Reproduce the listing below exactly, beginning with its first line and ending with the line that holds "plt.rcParams['font.family'] = ['Noto"; pictures are not part of the copy.

Start of SOURCE DATA

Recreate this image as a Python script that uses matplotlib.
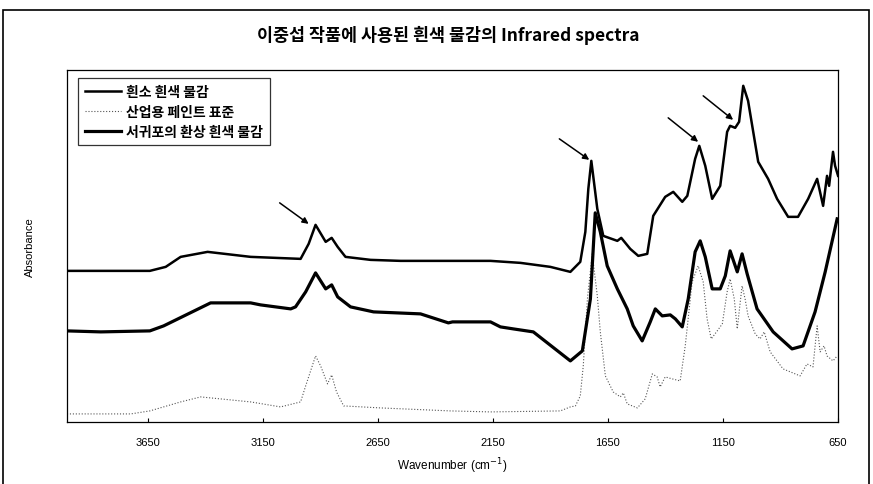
#import Libraries
import numpy as np
import matplotlib
matplotlib.use("Agg")
from matplotlib import pyplot as plt
from matplotlib.patches import Rectangle
##################################################

plt.rcParams['font.family'] = ['Noto Sans CJK KR', 'DejaVu Sans']

#Data (wavenumber in cm-1, absorbance in arbitrary units)
wn_top = [4000, 3640, 3571, 3506, 3389, 3202, 2985, 2950, 2920, 2876, 2850, 2824, 2790,
          2681, 2551, 2160, 2030, 1900, 1813, 1770, 1748, 1735, 1722, 1696, 1670, 1609,
          1592, 1553, 1518, 1479, 1453, 1401, 1366, 1327, 1305, 1271, 1253, 1227, 1197,
          1162, 1132, 1119, 1097, 1080, 1062, 1041, 997, 954, 915, 867, 824, 780, 741,
          715, 698, 689, 672, 663, 650]
abs_top = [1.51, 1.51, 1.55, 1.65, 1.70, 1.65, 1.63, 1.78, 1.97, 1.80, 1.84, 1.75, 1.65,
           1.62, 1.61, 1.61, 1.59, 1.55, 1.50, 1.60, 1.90, 2.33, 2.61, 2.13, 1.86, 1.81,
           1.84, 1.73, 1.66, 1.68, 2.06, 2.25, 2.30, 2.20, 2.26, 2.63, 2.76, 2.56, 2.23,
           2.36, 2.90, 2.96, 2.94, 3.00, 3.36, 3.21, 2.60, 2.43, 2.23, 2.05, 2.05, 2.23, 2.43,
           2.16, 2.46, 2.36, 2.70, 2.56, 2.46]

wn_mid = [4000, 3853, 3640, 3580, 3376, 3202, 3159, 3028, 3007, 2963, 2920, 2876, 2850,
          2824, 2768, 2668, 2464, 2343, 2325, 2160, 2117, 2061, 1974, 1813, 1761, 1726,
          1705, 1683, 1653, 1609, 1566, 1540, 1501, 1466, 1444, 1414, 1379, 1357, 1327,
          1301, 1271, 1249, 1227, 1197, 1162, 1140, 1119, 1088, 1067, 1045, 1002, 932,
          850, 802, 750, 706, 654]
abs_mid = [0.91, 0.90, 0.91, 0.96, 1.19, 1.19, 1.17, 1.13, 1.15, 1.30, 1.49, 1.33, 1.37,
           1.25, 1.15, 1.10, 1.08, 0.99, 1.00, 1.00, 0.95, 0.93, 0.90, 0.61, 0.71, 1.23,
           2.09, 1.90, 1.56, 1.33, 1.13, 0.96, 0.81, 1.00, 1.13, 1.06, 1.07, 1.03, 0.95,
           1.23, 1.70, 1.81, 1.65, 1.33, 1.33, 1.46, 1.71, 1.50, 1.68, 1.48, 1.13, 0.90,
           0.73, 0.76, 1.10, 1.50, 2.03]

wn_std = [4000, 3723, 3640, 3506, 3419, 3202, 3072, 2985, 2963, 2920, 2898, 2868, 2850,
          2829, 2798, 2638, 2334, 2160, 1857, 1813, 1791, 1770, 1757, 1739, 1718, 1696,
          1683, 1661, 1627, 1596, 1583, 1566, 1522, 1488, 1457, 1436, 1423, 1401, 1370,
          1336, 1314, 1284, 1258, 1236, 1219, 1201, 1175, 1153, 1132, 1119, 1101, 1088,
          1075, 1067, 1054, 1041, 1010, 989, 971, 945, 889, 815, 785, 759, 741, 728, 711,
          698, 672, 654]
abs_std = [0.08, 0.08, 0.11, 0.20, 0.25, 0.20, 0.15, 0.20, 0.36, 0.66, 0.56, 0.38, 0.47,
           0.30, 0.16, 0.14, 0.11, 0.10, 0.11, 0.15, 0.16, 0.26, 0.56, 1.23, 1.68, 1.26,
           0.90, 0.46, 0.30, 0.25, 0.29, 0.18, 0.14, 0.23, 0.48, 0.45, 0.35, 0.45, 0.43,
           0.41, 0.76, 1.40, 1.56, 1.40, 1.03, 0.83, 0.91, 0.98, 1.30, 1.43, 1.23, 0.93,
           1.20, 1.36, 1.23, 1.06, 0.88, 0.83, 0.90, 0.70, 0.53, 0.46, 0.58, 0.55, 0.96,
           0.70, 0.76, 0.66, 0.61, 0.66]

series_labels = ['흰소 흰색 물감', '산업용 페인트 표준', '서귀포의 환상 흰색 물감']
xticks = [3650, 3150, 2650, 2150, 1650, 1150, 650]

#arrows: (tail wn, tail abs, head wn, head abs)
arrows = [(3076, 2.19, 2950, 1.98),
          (1861, 2.83, 1731, 2.62),
          (1388, 3.04, 1258, 2.80),
          (1236, 3.26, 1106, 3.02)]
##################################################


#organize the plot
fig = plt.figure(figsize=(8.73, 4.85), dpi=100)
ax = fig.add_axes([0.0767, 0.128, 0.8833, 0.726])

l1, = ax.plot(wn_top, abs_top, color='black', lw=1.8)
l2, = ax.plot(wn_std, abs_std, color='#555555', lw=0.8, linestyle=':')
l3, = ax.plot(wn_mid, abs_mid, color='black', lw=2.3)

for x0, y0, x1, y1 in arrows:
    ax.annotate('', xy=(x1, y1), xytext=(x0, y0),
                arrowprops=dict(arrowstyle='-|>', color='black', lw=1.1,
                                mutation_scale=9, shrinkA=0, shrinkB=0))

ax.set_xlim(4000, 650)
ax.set_ylim(0, 3.52)
ax.set_xticks(xticks)
ax.set_xticklabels([str(t) for t in xticks], family='Liberation Sans', fontsize=8)
ax.tick_params(axis='x', direction='in', length=3, width=0.8, pad=11)
ax.set_yticks([])
for s in ax.spines.values():
    s.set_linewidth(0.9)

ax.set_xlabel('Wavenumber (cm$^{-1}$)', family='Liberation Sans', fontsize=8.5, labelpad=6)
ax.set_ylabel('Absorbance', family='Liberation Sans', fontsize=8, labelpad=23)

leg = ax.legend([l1, l2, l3], series_labels, loc='upper left',
                bbox_to_anchor=(0.014, 0.977), borderaxespad=0,
                prop={'family': ['Noto Sans CJK KR'], 'size': 10, 'weight': 'bold'},
                frameon=True, fancybox=False, handlelength=2.6, handletextpad=0.4,
                labelspacing=0.42, borderpad=0.5)
leg.get_frame().set_edgecolor('black')
leg.get_frame().set_linewidth(0.9)

fig.text(0.514, 0.927, '이중섭 작품에 사용된 흰색 물감의 Infrared spectra',
         ha='center', va='center', fontsize=12.5, fontweight='bold')

#outer frame
fig.patches.append(Rectangle((3 / 873, -0.02), 866 / 873, (485 - 11) / 485 + 0.02,
                             transform=fig.transFigure, fill=False,
                             edgecolor='black', lw=1.2))

plt.savefig('out.png', dpi=100)
##################################################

End of SOURCE DATA

» **COMPLETED TASK**:
Recreate this image as a Python script that uses matplotlib.
#import Libraries
import numpy as np
import matplotlib
matplotlib.use("Agg")
from matplotlib import pyplot as plt
from matplotlib.patches import Rectangle
##################################################

plt.rcParams['font.family'] = ['Noto Sans CJK KR', 'DejaVu Sans']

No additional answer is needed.